They do wonders with mostly dead skin.  They’ve got a Dead Sea Salt Placenta wrap that is to die for!  Your skin looks and feels like buttah!


14 Again!   Oh wait, that girl is really 14!


Anyway, Babs was all excited about a concert she was doing in Vegas.  I told her how much I adore her and she blushed, right to the tip of that big nose. Secretly, ladies, I think she should have done the nose job way before her Bas Mitzvah!   I’m sure she would have been more successful, and Hubble would have married her in “The Way We Were”.   She could have played in Funny Girl with a fake schnozzola.  What do you think?  Talk amongst yourselves.



So, Claire and Jamie end up going to Paris, to change history.  See Claire fell through some stones in Scotland and ended up in 1743.  (It could happen.) Now, I know of a few of my friends who tried to change their histories.  My cousin, Zelda, wanted to marry into a very wealthy family and made up a long history of relatives named Vanderbilt, Hilton and Kennedy.  But when her family “sat shiva” at her reception because she married a Gentile, the jig was up!  Talk about a Wailing Wall!   I’ll give you a topic:  How can you change history when it already happened?  Discuss.


It’s a conundrum. 


Getting back to that Sam Heughan.  Well, I’d pay a few sheckles just to get some alone time (if you know what I mean) with that tall handsome hunk!  Even if he’s a Gentile, and probably not circumcised, I’d still want to dally with his verstecken for a bit.   Oh!  I’m getting all verklempt and shvetty!


That man could ring my bell anytime!


I’m all for the mixing of religions.  My cousins are Methodist and Jewish, so their kids are “Mu-Shu”.  Another Aunt and Uncle are Jewish and Catholic.  Their kids are “Cashews”.  It’s all one big melting pot! I’m not sure what his religion is, but I don’t need to worry for a one-night stand, anyway.  (I’m not bragging, but I think that’s all he could handle, MPC or not!)  I’m famished.  Anyone want some cashews?



Now, I hear the Outlander Fandom is hot under the collar for Starz holding up the airing of Season 2.  There are all kinds of conspiracy theories.  One I heard was that Sam and Cait (actors who play Jamie and Claire) got so tired of being naked, they refused to do the love scenes.  Now that’s just plain ridiculous.  Have you seen them naked?  Do you think either one of them would mind?  Have a few drinks, for goodness sake and get on with it! Have some fun!  How hard can it be?



Well, it’s getting to be time for the show to end.  I’ve  had such fun gabbing with all of you!  (Ring, Ring) Oh, a call!  

This is Linda Richman of Coffee Talk, to whom am I speaking?

(Woman’s Voice) I’m Gilda from Brooklyn.  I just want to say how much I love your show.  You’re an icon for femininity!

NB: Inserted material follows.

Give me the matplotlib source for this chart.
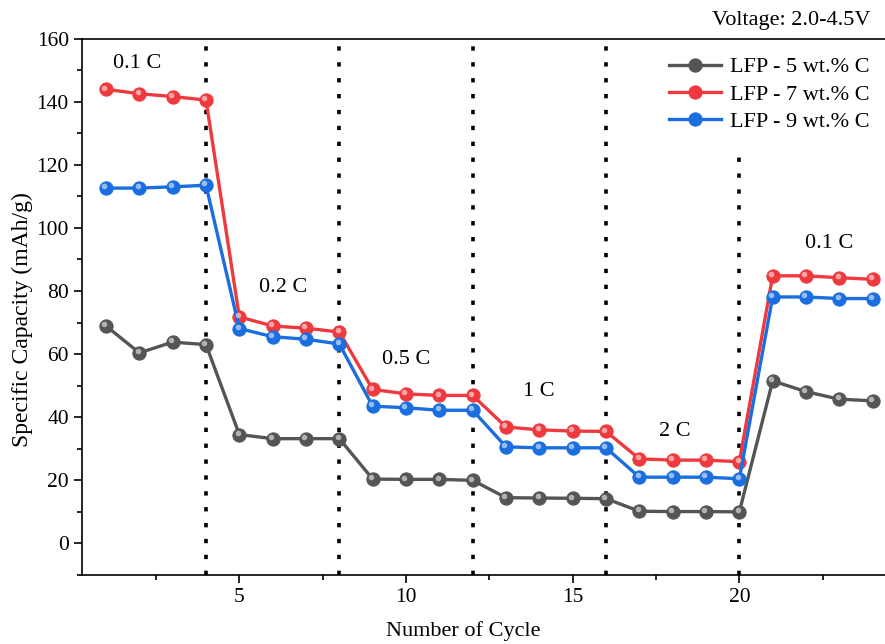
import matplotlib
matplotlib.use("Agg")
import matplotlib.pyplot as plt
import matplotlib.transforms as mtransforms
from matplotlib.ticker import MultipleLocator

plt.rcParams['font.family'] = ['Liberation Serif', 'DejaVu Serif']
plt.rcParams['mathtext.fontset'] = 'stix'

cycles = list(range(1, 25))
lfp5 = [68.9, 60.4, 63.8, 63.0, 34.5, 33.2, 33.2, 33.2, 20.4, 20.3, 20.3, 20.0,
        14.5, 14.4, 14.3, 14.2, 10.2, 10.1, 10.1, 10.0, 51.5, 48.1, 45.7, 45.2]
lfp7 = [143.9, 142.5, 141.6, 140.5, 71.8, 68.9, 68.2, 67.0, 48.8, 47.4, 46.9, 46.9,
        36.9, 36.0, 35.6, 35.5, 26.8, 26.4, 26.4, 25.9, 84.8, 84.8, 84.2, 83.7]
lfp9 = [112.6, 112.6, 113.0, 113.5, 68.1, 65.5, 64.7, 63.2, 43.5, 43.0, 42.2, 42.2,
        30.6, 30.3, 30.3, 30.3, 21.0, 21.0, 21.0, 20.5, 78.1, 78.1, 77.6, 77.6]
series_labels = ['LFP - 5 wt.% C', 'LFP - 7 wt.% C', 'LFP - 9 wt.% C']
colors = ['#555555', '#ee3a3f', '#1a6ee0']

divider_x = [4, 8, 12, 16, 20]
divider_top = [160, 160, 160, 160, 125]

rate_labels = ['0.1 C', '0.2 C', '0.5 C', '1 C', '2 C', '0.1 C']
rate_x = [1.95, 6.32, 10.02, 13.97, 18.05, 22.7]
rate_y = [152.0, 81.0, 58.2, 48.3, 35.5, 95.0]

fig = plt.figure(figsize=(8.85, 6.44), dpi=100)
ax = fig.add_axes([82/885, 1-575/644, 1-82/885, (575-38.5)/644])

ax.vlines(divider_x, -10, divider_top, colors='black', linestyles=(0, (1.2, 3.2)),
          linewidth=2.6, zorder=1)

hl = mtransforms.offset_copy(ax.transData, fig=fig, x=-1.3, y=1.3, units='points')
for data, lab, c in zip([lfp5, lfp7, lfp9], series_labels, colors):
    ax.plot(cycles, data, color=c, lw=2.4, marker='o', ms=9.5, mfc=c, mec=c,
            mew=0.8, label=lab, zorder=3)
    ax.plot(cycles, data, ls='none', marker='o', ms=4.0, mfc='white', mec='none',
            alpha=0.55, transform=hl, zorder=4)

for t, x, y in zip(rate_labels, rate_x, rate_y):
    ax.text(x, y, t, ha='center', va='center', fontsize=16)

ax.set_xlim(0.28, 24.37)
ax.set_ylim(-10, 160)
ax.xaxis.set_major_locator(MultipleLocator(5))
ax.xaxis.set_minor_locator(MultipleLocator(2.5))
ax.yaxis.set_major_locator(MultipleLocator(20))
ax.yaxis.set_minor_locator(MultipleLocator(10))
ax.tick_params(which='both', direction='out', labelsize=15.5, width=1.2)
ax.tick_params(which='major', length=6)
ax.tick_params(which='minor', length=3.5)
ax.spines['right'].set_visible(False)
for s in ['left', 'bottom', 'top']:
    ax.spines[s].set_linewidth(1.2)

ax.set_ylabel('Specific Capacity (mAh/g)', fontsize=17)
ax.yaxis.set_label_coords(-0.061, 0.477)
ax.set_xlabel('Number of Cycle', fontsize=16)
ax.xaxis.set_label_coords((463-82)/(885-82), -0.0857)

fig.text(871/885, 1-20/644, 'Voltage: 2.0-4.5V', ha='right', va='center', fontsize=16)

leg = ax.legend(loc='upper right', bbox_to_anchor=(1.0, 0.995), frameon=False,
                fontsize=16, handlelength=2.35, labelspacing=0.3, handletextpad=0.4,
                borderaxespad=0.3)

fig.savefig('out.png', dpi=100)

That hair, those nails!  To die for!”

Gilda, I’m getting so emotional.  Where’s my tissue? Give me a minute. There it’s passed.


This is is why I do this show!  So people can admire my style!


What a lovely call.  Anyway, I’ll be back next time with my guest, Carrie Fisher of Star Wars fame, who will reveal that a certain tall, furry Wookie is really speaking Yiddish very fast!



Now there’s a smart gal who got her nose job in time.  Look how famous she is.  Babs could learn a few things from her.


She definitely had a nose job before she was 13.  That nose is so…I can’t find the word.  Darling, just darling!


So, my meshuga Outlander nudniks, quit your kvetching!  Waiting is just life and a whole lotta time.  Mazel Tov!

Talk amongst yourselves.



OK, so we made it through January.  Now what?  I have done my best to give the fandom something to live for each day! 



By the way, this is My Peak Challenge!  It’s not easy to think about new ideas each day, you know.  I still have to come up with about 90 more.   I did get quite a surprise from the Cast and Crew for the 31st day.



I will continue my efforts on behalf of the Church  of Heughanology to help the fandom pass time.  However, I cannot guarantee the quality.  I expect no remuneration, but if you’re ever free again, Sam….. 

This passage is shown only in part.